The suggestion in this study that people who text while driving in states that have banned the behavior might be continuing to text, but just holding their phones lower to avoid being seen, makes sense to me. Lowering the phone, let's say, holding it between one's legs - might result in people taking their eyes off the road MORE than if they held the phone up near the steering wheel to text - where they could see the road. Either way, texting is still distracted driving and dangerous. But, in this case, perhaps the laws banning texting while driving is causing more distracted driving for those who continue to text - and might even result in more crashes...

A new study says that states that have laws banning texting while driving have not reduced automobile accidents.

The report does not dispute the danger of texting while driving. It suggests that banning the practice, as 30 states have done, does not automatically produce safer roads.

"If we're counting on texting bans to reduce crashes from distracted driving, they're not doing that,'' said Adrian Lund, president of the Highway Loss Data Institute, which conducted the study. The institute, along with its sister organization, the Insurance Institute for Highway Safety, is funded by insurance companies.

The new study is not the first time the research institute has suggested that legislative efforts to combat distracted driving are not affecting crash rates. In January, the institute found virtually no change in crash frequency for states that had enacted bans on handheld phone use.

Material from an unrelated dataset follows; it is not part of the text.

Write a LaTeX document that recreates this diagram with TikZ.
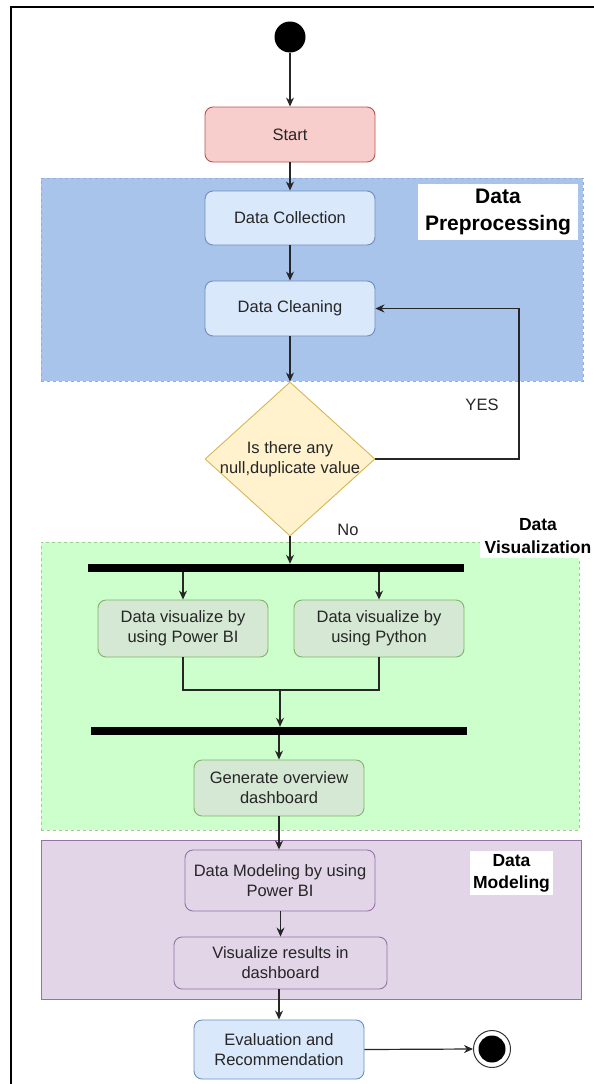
\documentclass[tikz,border=0pt]{standalone}
\usepackage{fontspec}
\setmainfont{Liberation Sans}
\usetikzlibrary{arrows.meta,shapes.geometric}

\definecolor{startfill}{HTML}{F8CECC}
\definecolor{startdraw}{HTML}{B85450}
\definecolor{bluefill}{HTML}{DAE8FC}
\definecolor{bluedraw}{HTML}{6C8EBF}
\definecolor{prefill}{HTML}{A9C4EB}
\definecolor{predraw}{HTML}{8FAFD8}
\definecolor{decfill}{HTML}{FFF2CC}
\definecolor{decdraw}{HTML}{D6B656}
\definecolor{visfill}{HTML}{CCFFCC}
\definecolor{visdraw}{HTML}{9CCB94}
\definecolor{greenfill}{HTML}{D5E8D4}
\definecolor{greendraw}{HTML}{82B366}
\definecolor{purplefill}{HTML}{E1D5E7}
\definecolor{purpledraw}{HTML}{9673A6}

\tikzset{
  txt/.style={font=\fontsize{16.5pt}{20pt}\selectfont, align=center, text=black!85},
  box/.style={txt, rectangle, rounded corners=8pt, minimum width=170pt, minimum height=55pt, inner sep=0pt, line width=0.9pt},
  startbox/.style={box, fill=startfill, draw=startdraw},
  bluebox/.style={box, fill=bluefill, draw=bluedraw},
  greenbox/.style={box, fill=greenfill, draw=greendraw},
  purplebox/.style={box, fill=purplefill, draw=purpledraw},
  region/.style={rectangle, inner sep=0pt, line width=0.9pt},
  heading/.style={fill=white, inner sep=0pt, align=center, text=black, font=\bfseries},
  bar/.style={rectangle, fill=black, inner sep=0pt, minimum height=8pt},
  flow/.style={line width=1.2pt, draw=black!85, -{Stealth[length=9pt,width=8pt]}},
  plain/.style={line width=1.2pt, draw=black!85},
}

\begin{document}
\begin{tikzpicture}[x=1pt, y=-1pt]
\useasboundingbox (0,0) rectangle (594,1084);
\clip (0,0) rectangle (594,1084);

% page frame
\draw[line width=2pt] (11,1100) -- (11,7) -- (620,7);

% swimlane regions
\node[region, fill=prefill, draw=predraw, dashed, minimum width=542pt, minimum height=203pt] (pre) at (312,279.5) {};
\node[region, fill=visfill, draw=visdraw, dashed, minimum width=538pt, minimum height=288pt] (vis) at (310,686) {};
\node[region, fill=purplefill, draw=purpledraw, minimum width=540pt, minimum height=159pt] (mod) at (311,919.5) {};

% region headings
\node[heading, font=\bfseries\fontsize{21pt}{27pt}\selectfont, minimum width=160pt, minimum height=56pt] (preh) at (498,212) {Data\\Preprocessing};
\node[heading, font=\bfseries\fontsize{17.5pt}{23pt}\selectfont, minimum width=116pt, minimum height=44pt] (vish) at (538,536) {Data\\Visualization};
\node[heading, font=\bfseries\fontsize{17.5pt}{22pt}\selectfont, minimum width=83pt, minimum height=44pt] (modh) at (511.5,873) {Data\\Modeling};

% initial and final states
\node[circle, fill=black, minimum size=31pt, inner sep=0pt] (init) at (290,37) {};
\node[circle, draw=black!80, line width=1pt, fill=white, minimum size=37pt, inner sep=0pt] (final) at (492,1049) {};
\node[circle, fill=black, minimum size=27pt, inner sep=0pt] at (final.center) {};

% activities
\node[startbox] (start) at (290,134.5) {Start};
\node[bluebox, minimum height=54pt] (collect) at (290,218) {Data Collection};
\node[bluebox] (clean) at (290,308.5) {Data Cleaning};

\node[diamond, fill=decfill, draw=decdraw, line width=0.9pt, minimum width=170pt, minimum height=154pt, inner sep=0pt] (dec) at (290,459) {};
\node[txt, inner sep=0pt] at (dec.center) {Is there any\\null,duplicate value};

\node[bar, minimum width=376pt] (fork) at (276,568) {};
\node[greenbox, minimum height=57pt] (pbi) at (183,628.5) {Data visualize by\\using Power BI};
\node[greenbox, minimum height=57pt] (py) at (379,628.5) {Data visualize by\\using Python};
\coordinate (merge) at (280,690);
\node[bar, minimum width=376pt] (join) at (279,731) {};
\node[greenbox, minimum height=56pt] (gen) at (279,788) {Generate overview\\dashboard};

\node[purplebox, minimum width=190pt, minimum height=61pt] (dm) at (280,880.5) {Data Modeling by using\\Power BI};
\node[purplebox, minimum width=213pt, minimum height=52pt] (vr) at (280.5,963) {Visualize results in\\dashboard};
\node[bluebox, minimum height=59pt] (eval) at (279,1049.5) {Evaluation and\\Recommendation};

% connectors
\draw[flow] (init) -- (start);
\draw[flow] (start) -- (collect);
\draw[flow] (collect) -- (clean);
\draw[flow] (clean) -- (dec);
\draw[flow] (dec.east) -- (519,459) -- (519,308.5) -- (clean.east);
\node[txt] (yes) at (482,405) {YES};
\draw[flow] (dec.south) -- (dec.south |- fork.north);
\node[txt] (no) at (348,530) {No};
\draw[flow] (fork.south -| pbi.north) -- (pbi.north);
\draw[flow] (fork.south -| py.north) -- (py.north);
\draw[plain] (pbi.south) -- (pbi.south |- merge) -- (py.south |- merge) -- (py.south);
\draw[flow] (merge) -- (merge |- join.north);
\draw[flow] (join.south -| gen.north) -- (gen.north);
\draw[flow] (gen.south) -- (gen.south |- dm.north);
\draw[flow] (dm.south -| vr.north) -- (vr.north);
\draw[flow] (vr.south -| eval.north) -- (eval.north);
\draw[flow] (eval.east) -- (final.west);
\end{tikzpicture}
\end{document}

In the latest study, the institute examined four states that were among the first to ban texting while driving — California, Louisiana, Minnesota, and Washington — and compared insurance claims for collisions in those states before and after the ban, as well as in neighboring states where laws did not change during that time.

In one of the states, the rate of crashes did not change significantly; in the other three, it went up slightly. Lund said there could be multiple explanations for an increase, including the possibility that drivers who continue to text despite a ban might be lowering their hands and taking their eyes off the road in an attempt to text more discreetly, out of view of police. And for those who do give up texting, other distractions may be filling the void.